On the GOP in 2012 and 2016

In 2012, the GOP nominated Mitt Romney, an establishment politician if there ever was one.  This year, they nominated Trump.  Did the party just go nuts in four short years, and, if so, why?

I think it is mostly happenstance.   The economy is in better shape now than it was in 2012, and there have been fewer manufactured crises over the debt limit and government shutdowns over the last four years.  The rise of IS and gay marriage probably played a role in firing up the reactionary base.  The biggest change, however, is in the GOP candidates themselves.

Romney was shrewd enough to appropriate the immigration issue for himself. He was unopposed in his lane;  his two ultimate rivals were relatively undistinguished and had little claim to be “outsiders.”  In 2016, however, the establishment lane was the one that was crowded, Trump had the advantages of outsider status, celebrity, and free media, and Trump grabbed the immigration issue at the beginning of the campaign.

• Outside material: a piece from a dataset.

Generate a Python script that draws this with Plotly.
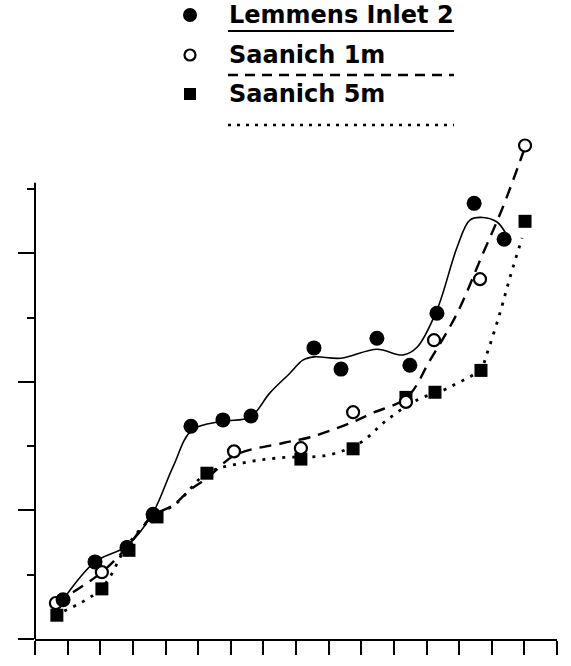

All of this suggests that if the GOP doesn’t split, and Trump goes away quietly (neither event is a certainty), the GOP will return to its 2012 “normal” state if it loses the election;  in other words, everyone will go back to pretending that the GOP electorate believes in limited government rather than white nationalist politics, and blind obstruction of the Clinton agenda will be the order of the day.